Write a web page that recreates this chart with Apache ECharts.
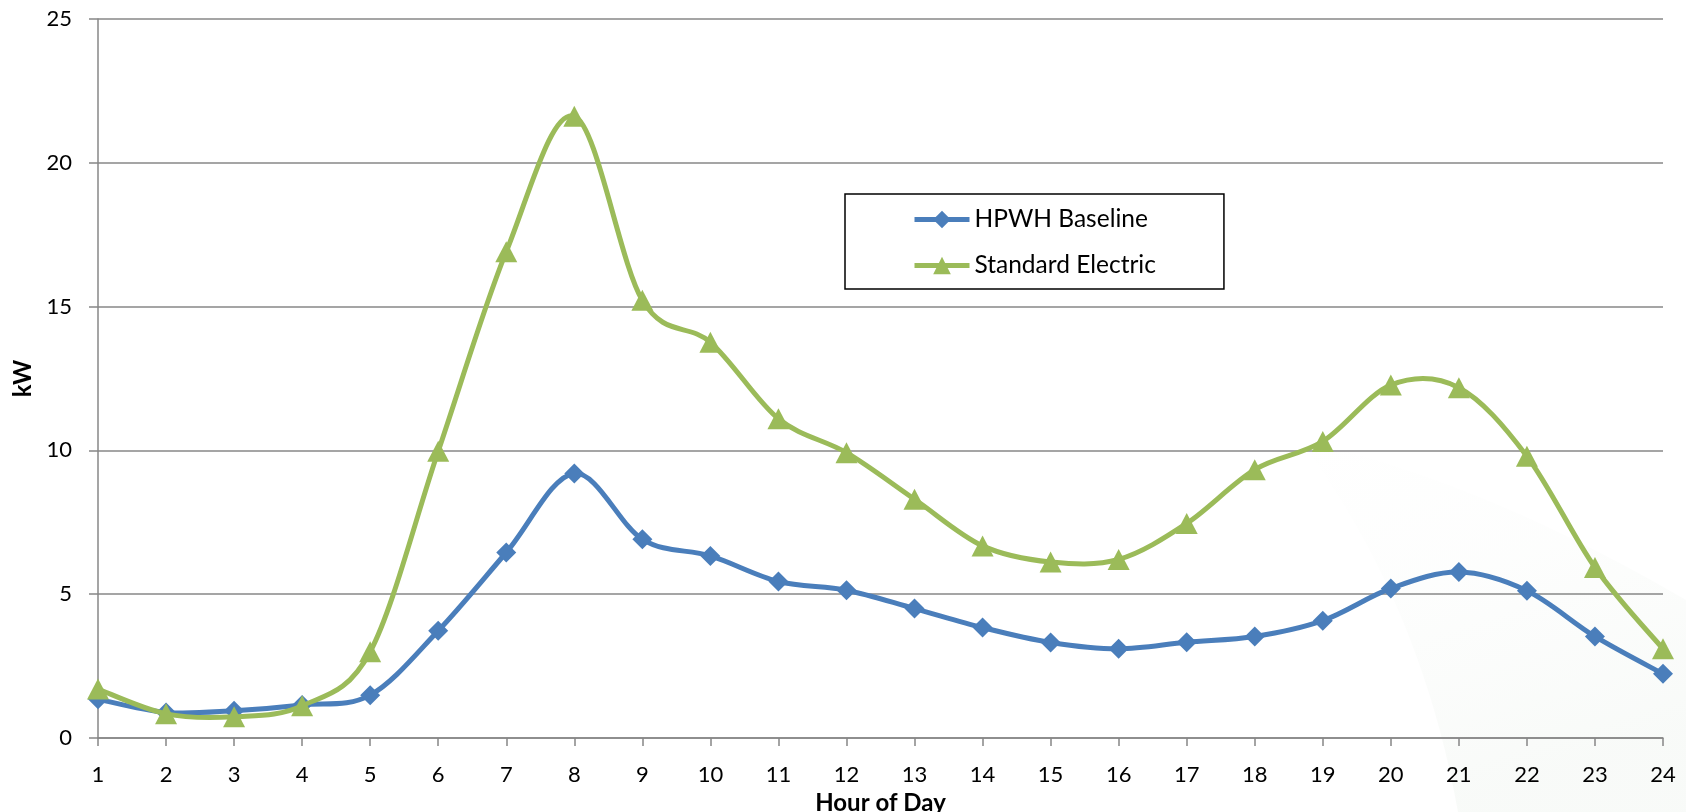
<!DOCTYPE html>
<html>
<head>
<meta charset="utf-8">
<title>Hourly Load Profile</title>
<script src="https://cdn.jsdelivr.net/npm/echarts@6/dist/echarts.min.js"></script>
<style>
  html, body { margin: 0; padding: 0; background: #ffffff; }
  #chart { width: 1686px; height: 812px; }
</style>
</head>
<body>
<div id="chart"></div>
<script>
// Hour of day (x-axis categories)
const hours = ['1','2','3','4','5','6','7','8','9','10','11','12','13','14','15','16','17','18','19','20','21','22','23','24'];

// Average demand per hour, kW
const hpwhBaseline = [1.35, 0.89, 0.95, 1.15, 1.49, 3.73, 6.45, 9.20, 6.91, 6.33, 5.44, 5.14, 4.50, 3.84, 3.32, 3.10, 3.33, 3.53, 4.08, 5.20, 5.77, 5.12, 3.53, 2.23];
const standardElectric = [1.70, 0.84, 0.74, 1.12, 3.00, 9.97, 16.91, 21.62, 15.22, 13.76, 11.10, 9.92, 8.30, 6.68, 6.12, 6.21, 7.46, 9.33, 10.31, 12.27, 12.18, 9.80, 5.93, 3.10];

const seriesNames = ['HPWH Baseline', 'Standard Electric'];
const yTicks = { min: 0, max: 25, interval: 5 };

const FONT = 'Lato, "Open Sans", "Noto Sans", sans-serif';
const GRID_GRAY = '#878787';
const BLUE = '#4A7EBB';
const GREEN = '#9BBB59';
const LINE_W = 5;

// Cardinal (Catmull-Rom, tension 1/6) curve through every point,
// positioned with the chart's own coordinate system.
function curveRenderer(values, color) {
  return function (params, api) {
    if (params.dataIndex !== 0) return null;
    const pts = values.map((v, i) => api.coord([i, v]));
    let d = 'M' + pts[0][0] + ',' + pts[0][1];
    for (let i = 0; i < pts.length - 1; i++) {
      const p0 = pts[i - 1] || pts[i];
      const p1 = pts[i];
      const p2 = pts[i + 1];
      const p3 = pts[i + 2] || pts[i + 1];
      const c1x = p1[0] + (p2[0] - p0[0]) / 6;
      const c1y = p1[1] + (p2[1] - p0[1]) / 6;
      const c2x = p2[0] - (p3[0] - p1[0]) / 6;
      const c2y = p2[1] - (p3[1] - p1[1]) / 6;
      d += ' C' + c1x + ',' + c1y + ' ' + c2x + ',' + c2y + ' ' + p2[0] + ',' + p2[1];
    }
    return {
      type: 'path',
      shape: { pathData: d },
      style: { fill: 'none', stroke: color, lineWidth: LINE_W, lineJoin: 'round', lineCap: 'round' }
    };
  };
}

// Outline of the faint decorative swoosh in the lower-right corner
function swooshPoints() {
  const pts = [];
  for (let t = 0; t <= 1.0001; t += 0.05) {
    const x = (1 - t) * (1 - t) * 1300 + 2 * (1 - t) * t * 1420 + t * t * 1458;
    const y = (1 - t) * (1 - t) * 440 + 2 * (1 - t) * t * 600 + t * t * 812;
    pts.push([x, y]);
  }
  pts.push([1686, 812], [1686, 600]);
  for (let t = 0; t <= 1.0001; t += 0.05) {
    const x = (1 - t) * (1 - t) * 1686 + 2 * (1 - t) * t * 1480 + t * t * 1300;
    const y = (1 - t) * (1 - t) * 600 + 2 * (1 - t) * t * 480 + t * t * 440;
    pts.push([x, y]);
  }
  return pts;
}

const chart = echarts.init(document.getElementById('chart'), null, { renderer: 'canvas' });

chart.setOption({
  backgroundColor: '#ffffff',
  animation: false,
  textStyle: { fontFamily: FONT },
  graphic: [
    {
      type: 'polygon',
      z: -10,
      silent: true,
      shape: { points: swooshPoints() },
      style: {
        fill: new echarts.graphic.LinearGradient(0, 0, 0.3, 1, [
          { offset: 0, color: 'rgba(170,195,170,0.0)' },
          { offset: 0.45, color: 'rgba(170,195,170,0.025)' },
          { offset: 1, color: 'rgba(160,190,160,0.07)' }
        ])
      }
    }
  ],
  grid: { left: 98, right: 23, top: 19, bottom: 74, containLabel: false, outerBoundsMode: 'none' },
  legend: {
    orient: 'vertical',
    left: 845,
    top: 194,
    padding: [13, 68, 11, 67],
    itemGap: 21,
    itemWidth: 55,
    itemHeight: 22,
    borderColor: '#000000',
    borderWidth: 1.5,
    backgroundColor: '#ffffff',
    lineStyle: { width: LINE_W, opacity: 1 },
    textStyle: { fontFamily: FONT, fontSize: 24.5, color: '#000000' },
    data: seriesNames
  },
  xAxis: {
    type: 'category',
    data: hours,
    boundaryGap: false,
    name: 'Hour of Day',
    nameLocation: 'middle',
    nameGap: 51,
    nameTextStyle: { fontFamily: FONT, fontSize: 24, fontWeight: 'bold', color: '#000000' },
    axisLine: { lineStyle: { color: GRID_GRAY, width: 1.5 } },
    axisTick: { show: true, inside: false, length: 8, alignWithLabel: true, lineStyle: { color: GRID_GRAY, width: 1.5 } },
    axisLabel: { fontFamily: FONT, fontSize: 22, color: '#000000', margin: 26, interval: 0 },
    splitLine: { show: false }
  },
  yAxis: {
    type: 'value',
    min: yTicks.min,
    max: yTicks.max,
    interval: yTicks.interval,
    name: 'kW',
    nameLocation: 'middle',
    nameGap: 63,
    nameRotate: 90,
    nameTextStyle: { fontFamily: FONT, fontSize: 24, fontWeight: 'bold', color: '#000000' },
    axisLine: { show: true, lineStyle: { color: GRID_GRAY, width: 1.5 } },
    axisTick: { show: true, inside: false, length: 9, lineStyle: { color: GRID_GRAY, width: 1.5 } },
    axisLabel: { fontFamily: FONT, fontSize: 22, color: '#000000', margin: 26 },
    splitLine: { show: true, lineStyle: { color: GRID_GRAY, width: 1.5 } }
  },
  series: [
    {
      name: 'HPWH Baseline curve',
      type: 'custom',
      silent: true,
      renderItem: curveRenderer(hpwhBaseline, BLUE),
      data: hpwhBaseline.map((v, i) => [i, v]),
      z: 2
    },
    {
      name: seriesNames[0],
      type: 'line',
      data: hpwhBaseline,
      symbol: 'diamond',
      symbolSize: 20,
      showAllSymbol: true,
      lineStyle: { color: BLUE, width: 0 },
      itemStyle: { color: BLUE },
      z: 3
    },
    {
      name: 'Standard Electric curve',
      type: 'custom',
      silent: true,
      renderItem: curveRenderer(standardElectric, GREEN),
      data: standardElectric.map((v, i) => [i, v]),
      z: 4
    },
    {
      name: seriesNames[1],
      type: 'line',
      data: standardElectric,
      symbol: 'triangle',
      symbolSize: [22, 21],
      showAllSymbol: true,
      lineStyle: { color: GREEN, width: 0 },
      itemStyle: { color: GREEN },
      z: 5
    }
  ]
});
</script>
</body>
</html>
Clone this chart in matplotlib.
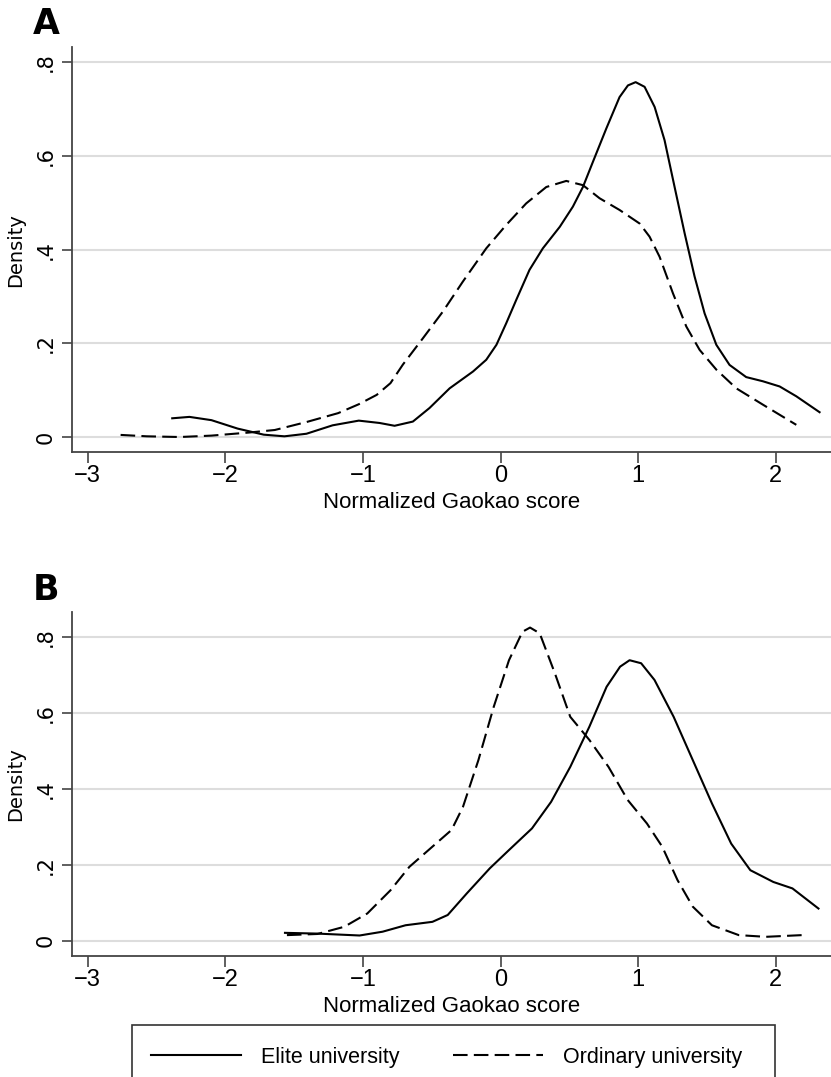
import numpy as np
import matplotlib.pyplot as plt
from matplotlib.patches import Rectangle
from matplotlib.lines import Line2D

# Panel A: elite (solid) and ordinary (dashed) densities
a_elite_x = [-2.385, -2.26, -2.10, -1.91, -1.72, -1.57, -1.41, -1.22, -1.03, -0.879, -0.77,
             -0.637, -0.516, -0.37, -0.20, -0.104, -0.03, 0.041, 0.114, 0.21, 0.307, 0.43,
             0.525, 0.598, 0.671, 0.768, 0.864, 0.925, 0.981, 1.046, 1.119, 1.191, 1.264,
             1.337, 1.409, 1.482, 1.567, 1.663, 1.784, 1.906, 2.027, 2.148, 2.317]
a_elite_y = [0.040, 0.043, 0.036, 0.018, 0.005, 0.0015, 0.007, 0.025, 0.035, 0.030, 0.024,
             0.033, 0.062, 0.104, 0.140, 0.165, 0.197, 0.243, 0.293, 0.357, 0.403, 0.449,
             0.492, 0.534, 0.588, 0.659, 0.726, 0.751, 0.758, 0.748, 0.705, 0.634, 0.534,
             0.435, 0.343, 0.264, 0.197, 0.154, 0.128, 0.119, 0.108, 0.087, 0.053]
a_ord_x = [-2.76, -2.57, -2.33, -2.10, -1.83, -1.64, -1.41, -1.18, -1.03, -0.90, -0.80,
           -0.709, -0.564, -0.419, -0.274, -0.104, 0.041, 0.186, 0.332, 0.477, 0.598, 0.719,
           0.864, 1.010, 1.082, 1.155, 1.252, 1.349, 1.446, 1.567, 1.712, 1.906, 2.148]
a_ord_y = [0.0045, 0.0015, 0.0, 0.003, 0.0095, 0.015, 0.032, 0.051, 0.070, 0.090, 0.115,
           0.155, 0.211, 0.268, 0.332, 0.403, 0.453, 0.499, 0.534, 0.547, 0.538, 0.510,
           0.485, 0.456, 0.428, 0.385, 0.307, 0.236, 0.186, 0.144, 0.104, 0.069, 0.026]

# Panel B
b_elite_x = [-1.566, -1.33, -1.024, -0.857, -0.69, -0.495, -0.384, -0.245, -0.078, 0.061,
             0.228, 0.367, 0.506, 0.645, 0.77, 0.868, 0.937, 1.021, 1.118, 1.257, 1.396,
             1.535, 1.675, 1.814, 1.981, 2.12, 2.309]
b_elite_y = [0.021, 0.019, 0.014, 0.024, 0.041, 0.050, 0.068, 0.125, 0.191, 0.239,
             0.296, 0.366, 0.458, 0.564, 0.669, 0.722, 0.739, 0.731, 0.687, 0.590, 0.476,
             0.362, 0.256, 0.186, 0.155, 0.138, 0.085]
b_ord_x = [-1.552, -1.33, -1.135, -0.968, -0.80, -0.662, -0.495, -0.356, -0.273, -0.161,
           -0.05, 0.061, 0.159, 0.214, 0.284, 0.395, 0.506, 0.645, 0.784, 0.923, 1.063,
           1.174, 1.285, 1.396, 1.535, 1.73, 1.925, 2.19]
b_ord_y = [0.015, 0.018, 0.037, 0.072, 0.133, 0.195, 0.248, 0.292, 0.353, 0.476,
           0.616, 0.739, 0.814, 0.825, 0.810, 0.704, 0.590, 0.529, 0.458, 0.371, 0.309,
           0.248, 0.160, 0.090, 0.041, 0.015, 0.0105, 0.015]

xticks = [-3, -2, -1, 0, 1, 2]
yticks = [0, 0.2, 0.4, 0.6, 0.8]
ytick_labels = ['0', '.2', '.4', '.6', '.8']
legend_labels = ['Elite university', 'Ordinary university']

W, H = 831, 1077
fig = plt.figure(figsize=(W / 100, H / 100), dpi=100)

dash = (0, (7, 3))
lbl_font = ['Liberation Sans', 'DejaVu Sans']


def setup(ax, ylim):
    ax.set_xlim(-3.113, 2.40)
    ax.set_ylim(*ylim)
    for s in ['top', 'right']:
        ax.spines[s].set_visible(False)
    for s in ['left', 'bottom']:
        ax.spines[s].set_color('#444444')
        ax.spines[s].set_linewidth(1.3)
    ax.set_xticks(xticks)
    ax.set_yticks(yticks)
    ax.set_yticklabels(ytick_labels, fontsize=15, family='DejaVu Sans', rotation=90, va='center')
    ax.set_xticklabels([f"\u2212{abs(t)}" if t < 0 else str(t) for t in xticks],
                       fontsize=17, family=lbl_font)
    ax.tick_params(axis='x', length=8, width=1.2, color='#444444', pad=1)
    ax.tick_params(axis='y', length=7, width=1.2, color='#444444', pad=5)
    ax.grid(axis='y', color='#dddddd', linewidth=1.5)
    ax.set_axisbelow(True)
    ax.set_xlabel('Normalized Gaokao score', fontsize=16, family=lbl_font, labelpad=4)
    ax.set_ylabel('Density', fontsize=14, family='DejaVu Sans')


# panel A
axA = fig.add_axes([72 / W, 1 - 452 / H, 1 - 72 / W, (452 - 47.5) / H])
axA.plot(a_elite_x, a_elite_y, color='black', lw=1.5)
axA.plot(a_ord_x, a_ord_y, color='black', lw=1.5, linestyle=dash)
setup(axA, (-0.032, 0.832))
axA.yaxis.set_label_coords(-0.062, 0.5)

# panel B
axB = fig.add_axes([72 / W, 1 - 956 / H, 1 - 72 / W, (956 - 612) / H])
axB.plot(b_elite_x, b_elite_y, color='black', lw=1.5)
axB.plot(b_ord_x, b_ord_y, color='black', lw=1.5, linestyle=dash)
setup(axB, (-0.04, 0.866))
axB.yaxis.set_label_coords(-0.062, 0.5)

fig.text(33 / W, 1 - 7 / H, 'A', fontsize=25, fontweight='bold', family='DejaVu Sans', va='top')
fig.text(33 / W, 1 - 573 / H, 'B', fontsize=25, fontweight='bold', family='DejaVu Sans', va='top')

# legend box, cut off at bottom like the original
fig.patches.append(Rectangle((132 / W, -0.05), (775 - 132) / W, 0.05 + 1 - 1025 / H,
                             transform=fig.transFigure, fill=False, edgecolor='#333333', lw=1.2))
handles = [Line2D([], [], color='black', lw=1.5),
           Line2D([], [], color='black', lw=1.5, linestyle=dash)]
fig.legend(handles, legend_labels, loc='center left', bbox_to_anchor=(140 / W, 1 - 1057 / H),
           ncol=2, frameon=False, borderpad=0, handlelength=4.2, handletextpad=0.9,
           columnspacing=2.5, prop={'family': lbl_font, 'size': 15.5})

fig.savefig('out.png', dpi=100)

------------------------------------------------------------------------

**Exercise:**
Using the data above, print only the lines starting at the one with "Clone this chart in matplotlib." and ending at the one with "0.104, 0.069, 0.026]", exactly as they stand, minus the pictures.

**Answer to this task:**
Clone this chart in matplotlib.
import numpy as np
import matplotlib.pyplot as plt
from matplotlib.patches import Rectangle
from matplotlib.lines import Line2D

# Panel A: elite (solid) and ordinary (dashed) densities
a_elite_x = [-2.385, -2.26, -2.10, -1.91, -1.72, -1.57, -1.41, -1.22, -1.03, -0.879, -0.77,
             -0.637, -0.516, -0.37, -0.20, -0.104, -0.03, 0.041, 0.114, 0.21, 0.307, 0.43,
             0.525, 0.598, 0.671, 0.768, 0.864, 0.925, 0.981, 1.046, 1.119, 1.191, 1.264,
             1.337, 1.409, 1.482, 1.567, 1.663, 1.784, 1.906, 2.027, 2.148, 2.317]
a_elite_y = [0.040, 0.043, 0.036, 0.018, 0.005, 0.0015, 0.007, 0.025, 0.035, 0.030, 0.024,
             0.033, 0.062, 0.104, 0.140, 0.165, 0.197, 0.243, 0.293, 0.357, 0.403, 0.449,
             0.492, 0.534, 0.588, 0.659, 0.726, 0.751, 0.758, 0.748, 0.705, 0.634, 0.534,
             0.435, 0.343, 0.264, 0.197, 0.154, 0.128, 0.119, 0.108, 0.087, 0.053]
a_ord_x = [-2.76, -2.57, -2.33, -2.10, -1.83, -1.64, -1.41, -1.18, -1.03, -0.90, -0.80,
           -0.709, -0.564, -0.419, -0.274, -0.104, 0.041, 0.186, 0.332, 0.477, 0.598, 0.719,
           0.864, 1.010, 1.082, 1.155, 1.252, 1.349, 1.446, 1.567, 1.712, 1.906, 2.148]
a_ord_y = [0.0045, 0.0015, 0.0, 0.003, 0.0095, 0.015, 0.032, 0.051, 0.070, 0.090, 0.115,
           0.155, 0.211, 0.268, 0.332, 0.403, 0.453, 0.499, 0.534, 0.547, 0.538, 0.510,
           0.485, 0.456, 0.428, 0.385, 0.307, 0.236, 0.186, 0.144, 0.104, 0.069, 0.026]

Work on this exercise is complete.